With respect, I think that to introduce other elements, as suggested by Ms Tucker, into this TOC legislation, would be unproductive. For example, requiring a business to, "conduct its operations in accordance with the principles of ecologically sustainable development", while it is a noble concept, is virtually meaningless in the case of a business like ACTTAB.

The second part of the bill seeks to reserve up to three board seats for defined directors, who would not necessarily be approved by the voting shareholders. In other words, up to three directors can be appointed without the agreement of the shareholders or the existing board. I simply note that there are all sorts of arguments about who these stakeholders should be.

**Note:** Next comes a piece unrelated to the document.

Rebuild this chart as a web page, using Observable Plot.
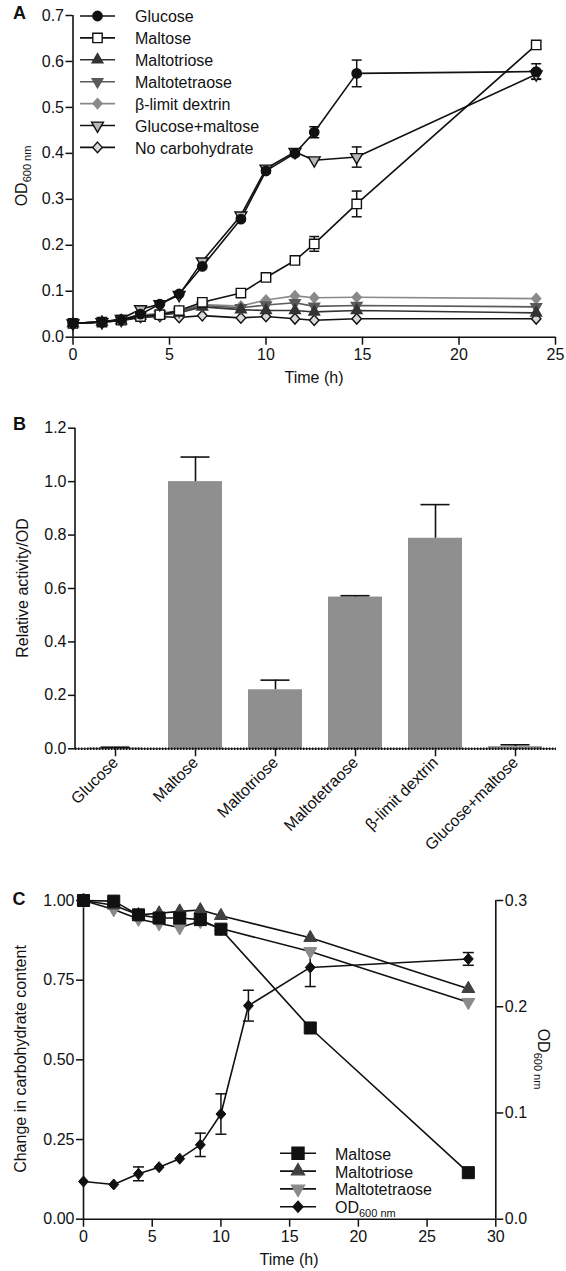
<!DOCTYPE html>
<html><head><meta charset="utf-8">
<script src="https://cdn.jsdelivr.net/npm/d3@7"></script>
<script src="https://cdn.jsdelivr.net/npm/@observablehq/plot@0.6"></script>
<style>
body{margin:0;background:#fff;}
#wrap{position:relative;width:566px;height:1271px;overflow:hidden;background:#fff;}
#wrap svg{position:absolute;left:0;}
</style></head><body><div id="wrap"></div>
<script>
// ================= DATA =================
// Panel A : growth curves (OD600 nm vs time, h)
const timeA = [0, 1.5, 2.5, 3.5, 4.5, 5.5, 6.7, 8.7, 10, 11.5, 12.5, 14.7, 24];
const seriesA = ["Glucose", "Maltose", "Maltotriose", "Maltotetraose", "β-limit dextrin", "Glucose+maltose", "No carbohydrate"];
const glucoseA       = [0.030, 0.033, 0.038, 0.050, 0.072, 0.094, 0.154, 0.257, 0.362, 0.400, 0.446, 0.574, 0.578];
const maltoseA       = [0.030, 0.033, 0.037, 0.045, 0.049, 0.058, 0.076, 0.096, 0.130, 0.167, 0.203, 0.290, 0.636];
const maltotrioseA   = [0.030, 0.033, 0.036, 0.046, 0.048, 0.053, 0.066, 0.060, 0.058, 0.058, 0.055, 0.058, 0.053];
const maltotetraoseA = [0.030, 0.033, 0.036, 0.047, 0.050, 0.056, 0.069, 0.064, 0.070, 0.075, 0.067, 0.069, 0.066];
const dextrinA       = [0.030, 0.033, 0.037, 0.048, 0.052, 0.058, 0.071, 0.068, 0.081, 0.090, 0.086, 0.087, 0.084];
const glcMalA        = [0.030, 0.033, 0.040, 0.061, 0.072, 0.092, 0.165, 0.265, 0.367, 0.403, 0.385, 0.392, 0.572];
const noCarbA        = [0.030, 0.033, 0.036, 0.043, 0.045, 0.043, 0.047, 0.042, 0.045, 0.040, 0.037, 0.040, 0.040];
const glucoseErrA    = [0, 0, 0, 0, 0, 0, 0, 0.004, 0.005, 0.005, 0.012, 0.029, 0.017];
const maltoseErrA    = [0, 0, 0, 0, 0, 0, 0, 0, 0, 0, 0.016, 0.028, 0.008];
const glcMalErrA     = [0, 0, 0, 0, 0, 0, 0, 0, 0, 0, 0, 0.022, 0.010];
const xTicksA = [0, 5, 10, 15, 20, 25];
const yTicksA = [0, 0.1, 0.2, 0.3, 0.4, 0.5, 0.6, 0.7];

// Panel B : relative activity / OD
const categoriesB = ["Glucose", "Maltose", "Maltotriose", "Maltotetraose", "β-limit dextrin", "Glucose+maltose"];
const activityB    = [0.003, 1.000, 0.221, 0.568, 0.788, 0.008];
const activityErrB = [0.003, 0.092, 0.036, 0.005, 0.126, 0.007];
const yTicksB = [0, 0.2, 0.4, 0.6, 0.8, 1.0, 1.2];

// Panel C : carbohydrate consumption + OD
const timeC = [0, 2.2, 4, 5.5, 7, 8.5, 10, 16.5, 28];
const maltoseC       = [1.000, 0.998, 0.955, 0.945, 0.945, 0.940, 0.910, 0.600, 0.146];
const maltotrioseC   = [1.000, 0.985, 0.955, 0.960, 0.966, 0.970, 0.952, 0.883, 0.723];
const maltotetraoseC = [1.000, 0.972, 0.942, 0.928, 0.915, 0.935, 0.912, 0.840, 0.681];
const timeOD = [0, 2.2, 4, 5.5, 7, 8.5, 10, 12, 16.5, 28];
const odC    = [0.0355, 0.0327, 0.0427, 0.049, 0.057, 0.070, 0.099, 0.201, 0.237, 0.245];
const odErrC = [0, 0, 0.0065, 0, 0, 0.011, 0.019, 0.0145, 0.018, 0.006];
const xTicksC = [0, 5, 10, 15, 20, 25, 30];
const yTicksC = [0, 0.25, 0.5, 0.75, 1.0];
const odTicksC = [0, 0.1, 0.2, 0.3];
const odMaxC = 0.3;

// ================= HELPERS =================
const FONT = '"Liberation Sans", Arial, Helvetica, sans-serif';
const INK = "#111";
const sqrt3 = Math.sqrt(3);
const triangleDown = {draw(ctx, size) {
  const y = -Math.sqrt(size / (sqrt3 * 3));
  ctx.moveTo(0, -y * 2); ctx.lineTo(-sqrt3 * y, y); ctx.lineTo(sqrt3 * y, y); ctx.closePath();
}};
const diamond = {draw(ctx, size) {
  const r = Math.sqrt(size / 2);
  ctx.moveTo(0, -r); ctx.lineTo(r * 0.9, 0); ctx.lineTo(0, r); ctx.lineTo(-r * 0.9, 0); ctx.closePath();
}};
const cap = w => ({draw(ctx) { ctx.moveTo(-w / 2, 0); ctx.lineTo(w / 2, 0); }});
const baseStyle = {fontFamily: FONT, fontSize: "16px", color: INK, background: "transparent", overflow: "visible"};
const wrap = document.getElementById("wrap");

function place(svg, top) { svg.style.top = top + "px"; wrap.appendChild(svg); return d3.select(svg); }

function addText(g, x, y, main, sub, o = {}) {
  const t = g.append("text").attr("x", x).attr("y", y)
    .attr("font-family", FONT).attr("font-size", o.size || 16).attr("fill", INK)
    .attr("text-anchor", o.anchor || "start");
  if (o.transform) t.attr("transform", o.transform);
  if (o.weight) t.attr("font-weight", o.weight);
  if (o.dy) t.attr("dy", o.dy);
  t.append("tspan").text(main);
  if (sub) t.append("tspan").attr("font-size", o.subSize || 11).attr("dy", 4).text(sub);
  return t;
}

function addLegend(g, items, o) {
  items.forEach((it, i) => {
    const y = o.y0 + i * o.dy;
    g.append("line").attr("x1", o.x0).attr("x2", o.x1).attr("y1", y).attr("y2", y)
      .attr("stroke", it.line).attr("stroke-width", 1.6);
    g.append("path").attr("transform", `translate(${o.xm},${y})`)
      .attr("d", d3.symbol(it.symbol, Math.PI * it.r * it.r)())
      .attr("fill", it.fill).attr("stroke", it.stroke).attr("stroke-width", 1.4);
    addText(g, o.xt, y, it.label, it.sub, {dy: "0.4em"});
  });
}

// ================= PANEL A =================
const valuesA = {"Glucose": glucoseA, "Maltose": maltoseA, "Maltotriose": maltotrioseA, "Maltotetraose": maltotetraoseA,
  "β-limit dextrin": dextrinA, "Glucose+maltose": glcMalA, "No carbohydrate": noCarbA};
const errA = {"Glucose": glucoseErrA, "Maltose": maltoseErrA, "Glucose+maltose": glcMalErrA};
const styleA = {
  "Glucose":         {symbol: d3.symbolCircle, r: 4.7, fill: INK, stroke: INK, line: INK},
  "Maltose":         {symbol: d3.symbolSquare, r: 5.3, fill: "#fff", stroke: INK, line: INK},
  "Maltotriose":     {symbol: d3.symbolTriangle, r: 4.0, fill: "#333", stroke: "#333", line: "#333"},
  "Maltotetraose":   {symbol: triangleDown, r: 4.0, fill: "#5a5a5a", stroke: "#5a5a5a", line: "#5a5a5a"},
  "β-limit dextrin": {symbol: diamond, r: 4.0, fill: "#8a8a8a", stroke: "#8a8a8a", line: "#8a8a8a"},
  "Glucose+maltose": {symbol: triangleDown, r: 4.4, fill: "#b8b8b8", stroke: INK, line: INK},
  "No carbohydrate": {symbol: diamond, r: 4.2, fill: "#d8d8d8", stroke: INK, line: INK}
};
const rowsA = seriesA.flatMap(name => timeA.map((t, i) => ({name, t, v: valuesA[name][i], e: errA[name] ? errA[name][i] : 0})));
const orderA = ["No carbohydrate", "β-limit dextrin", "Maltotetraose", "Maltotriose", "Maltose", "Glucose+maltose", "Glucose"];
const errRowsA = rowsA.filter(d => d.e > 0);

const marksA = [
  Plot.ruleX([0], {stroke: INK, strokeWidth: 1.6}),
  Plot.ruleY([0], {stroke: INK, strokeWidth: 1.6}),
  Plot.axisX({ticks: xTicksA, tickSize: 8, tickPadding: 3, strokeWidth: 1.5, label: null}),
  Plot.axisY({ticks: yTicksA, tickFormat: ".1f", tickSize: 7, tickPadding: 2, strokeWidth: 1.5, label: null})
];
for (const name of orderA) {
  const s = styleA[name];
  marksA.push(Plot.line(rowsA.filter(d => d.name === name), {x: "t", y: "v", stroke: s.line, strokeWidth: 1.6}));
}
marksA.push(
  Plot.ruleX(errRowsA, {x: "t", y1: d => d.v - d.e, y2: d => d.v + d.e, stroke: INK, strokeWidth: 1.5}),
  Plot.dot(errRowsA, {x: "t", y: d => d.v + d.e, symbol: cap(10), r: 2, stroke: INK, strokeWidth: 1.5}),
  Plot.dot(errRowsA, {x: "t", y: d => d.v - d.e, symbol: cap(10), r: 2, stroke: INK, strokeWidth: 1.5})
);
for (const name of orderA) {
  const s = styleA[name];
  marksA.push(Plot.dot(rowsA.filter(d => d.name === name), {x: "t", y: "v", symbol: s.symbol, r: s.r, fill: s.fill, stroke: s.stroke, strokeWidth: 1.4}));
}
const plotA = Plot.plot({
  width: 566, height: 400, marginTop: 15, marginRight: 11, marginBottom: 63.3, marginLeft: 72.5,
  style: baseStyle, x: {domain: [0, 25]}, y: {domain: [0, 0.7]}, marks: marksA
});
const gA = place(plotA, 0).append("g");
addText(gA, 13, 19, "A", null, {size: 18, weight: "bold"});
addText(gA, 0, 0, "OD", "600 nm", {anchor: "middle", transform: "translate(27,176) rotate(-90)"});
addText(gA, 314, 383, "Time (h)", null, {anchor: "middle"});
addLegend(gA, seriesA.map(n => ({label: n, ...styleA[n]})), {y0: 16, dy: 21.9, x0: 80, x1: 115, xm: 97.5, xt: 135});

// ================= PANEL B =================
const rowsB = categoriesB.map((c, i) => ({c, v: activityB[i], e: activityErrB[i]}));
const plotB = Plot.plot({
  width: 566, height: 470, marginTop: 27.7, marginRight: 10, marginBottom: 121.7, marginLeft: 75,
  style: baseStyle,
  x: {domain: categoriesB, paddingInner: 0.32, paddingOuter: 0.16},
  y: {domain: [0, 1.2]},
  marks: [
    Plot.barY(rowsB, {x: "c", y: "v", fill: "#8f8f8f"}),
    Plot.ruleX(rowsB, {x: "c", y1: "v", y2: d => d.v + d.e, stroke: INK, strokeWidth: 1.6}),
    Plot.tickY(rowsB, {x: "c", y: d => d.v + d.e, stroke: INK, strokeWidth: 1.6, inset: 12.5}),
    Plot.ruleY([0], {stroke: INK, strokeWidth: 1}),
    Plot.ruleY([0], {stroke: INK, strokeWidth: 2.6, strokeDasharray: "1.4,1.6"}),
    Plot.axisX({tickRotate: -45, tickSize: 8, tickPadding: 3, strokeWidth: 1.5, label: null}),
    Plot.axisY({ticks: yTicksB, tickFormat: ".1f", tickSize: 7, tickPadding: 2, strokeWidth: 1.5, label: null})
  ]
});
const svgB = place(plotB, 400);
const yB = plotB.scale("y").range;
svgB.append("line").attr("x1", 75).attr("x2", 75).attr("y1", yB[0]).attr("y2", yB[1]).attr("stroke", INK).attr("stroke-width", 1.6);
const gB = svgB.append("g");
addText(gB, 13, 30, "B", null, {size: 18, weight: "bold"});
addText(gB, 0, 0, "Relative activity/OD", null, {anchor: "middle", transform: "translate(28,188) rotate(-90)"});

// ================= PANEL C =================
const carbSeriesC = [
  {label: "Maltose", values: maltoseC, symbol: d3.symbolSquare, r: 6.8, fill: INK, stroke: INK, line: INK},
  {label: "Maltotriose", values: maltotrioseC, symbol: d3.symbolTriangle, r: 4.8, fill: "#404040", stroke: "#404040", line: INK},
  {label: "Maltotetraose", values: maltotetraoseC, symbol: triangleDown, r: 4.8, fill: "#8a8a8a", stroke: "#8a8a8a", line: INK}
];
const odStyleC = {label: "OD", sub: "600 nm", symbol: diamond, r: 4.4, fill: INK, stroke: INK, line: INK};
const rowsC = carbSeriesC.flatMap(s => timeC.map((t, i) => ({name: s.label, t, v: s.values[i]})));
const rowsOD = timeOD.map((t, i) => ({t, v: odC[i], e: odErrC[i]}));
const errRowsOD = rowsOD.filter(d => d.e > 0);
const yOD = v => v / odMaxC; // right axis mapped onto left scale
const marksC = [
  Plot.ruleX([0], {stroke: INK, strokeWidth: 1.6}),
  Plot.ruleX([30], {stroke: INK, strokeWidth: 1.6}),
  Plot.ruleY([0], {stroke: INK, strokeWidth: 1.6}),
  Plot.axisX({ticks: xTicksC, tickSize: 8, tickPadding: 3, strokeWidth: 1.5, label: null}),
  Plot.axisY({ticks: yTicksC, tickFormat: ".2f", tickSize: 7, tickPadding: 2, strokeWidth: 1.5, label: null}),
  Plot.axisY({anchor: "right", ticks: odTicksC.map(yOD), tickFormat: v => d3.format(".1f")(v * odMaxC), tickSize: 7, tickPadding: 2, strokeWidth: 1.5, label: null})
];
for (const s of [...carbSeriesC].reverse()) {
  marksC.push(Plot.line(rowsC.filter(d => d.name === s.label), {x: "t", y: "v", stroke: s.line, strokeWidth: 1.6}));
}
marksC.push(
  Plot.line(rowsOD, {x: "t", y: d => yOD(d.v), stroke: INK, strokeWidth: 1.6}),
  Plot.ruleX(errRowsOD, {x: "t", y1: d => yOD(d.v - d.e), y2: d => yOD(d.v + d.e), stroke: INK, strokeWidth: 1.5}),
  Plot.dot(errRowsOD, {x: "t", y: d => yOD(d.v + d.e), symbol: cap(11), r: 2, stroke: INK, strokeWidth: 1.5}),
  Plot.dot(errRowsOD, {x: "t", y: d => yOD(d.v - d.e), symbol: cap(11), r: 2, stroke: INK, strokeWidth: 1.5})
);
for (const s of [...carbSeriesC].reverse()) {
  marksC.push(Plot.dot(rowsC.filter(d => d.name === s.label), {x: "t", y: "v", symbol: s.symbol, r: s.r, fill: s.fill, stroke: s.stroke, strokeWidth: 1}));
}
marksC.push(Plot.dot(rowsOD, {x: "t", y: d => yOD(d.v), symbol: odStyleC.symbol, r: odStyleC.r, fill: INK, stroke: INK, strokeWidth: 1}));
const plotC = Plot.plot({
  width: 566, height: 401, marginTop: 30, marginRight: 70.7, marginBottom: 52.3, marginLeft: 83,
  style: baseStyle, x: {domain: [0, 30]}, y: {domain: [0, 1]}, marks: marksC
});
const gC = place(plotC, 870).append("g");
addText(gC, 12.5, 35, "C", null, {size: 18, weight: "bold"});
addText(gC, 0, 0, "Change in carbohydrate content", null, {anchor: "middle", transform: "translate(26,189) rotate(-90)"});
addText(gC, 0, 0, "OD", "600 nm", {anchor: "middle", transform: "translate(538,189) rotate(90)"});
addText(gC, 289, 394.5, "Time (h)", null, {anchor: "middle"});
addLegend(gC, [...carbSeriesC, odStyleC], {y0: 283.3, dy: 17.8, x0: 280, x1: 316, xm: 298, xt: 335});
</script>
</body></html>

Ms Tucker has selected three areas of her own. I am not sure why those have been chosen and why they are appropriate for each particular board covered by the legislation. I note the comments of Richard Humphry, Managing Director of the Australian Stock Exchange, who conducted a review of GBE governance arrangements for the Commonwealth in March of 1997. In that review he made the following comment:

Boards should not be appointed on the basis of representation. A GBE should be concerned about the views or needs of a particular group, and it should establish some consultative or advisory committee to meet that need.

The boards of Actew and Totalcare have seven directors each. In the arrangements proposed by Ms Tucker, nearly half of the board would be nominated by people other than the government of the day. In the case of the subsidiaries of territory-owned corporations, some boards consist of only three directors, so the entire board could effectively be appointed without the approval of shareholders. That is an unfortunate concept.

The views of a number of those TOC heads have been sought. The chairman of the Actew board is responsible for a number of subsidiaries. I quote his comments:

It would be an absurdity if a board of three people in a subsidiary were to comprise the interested persons proposed by Ms Tucker.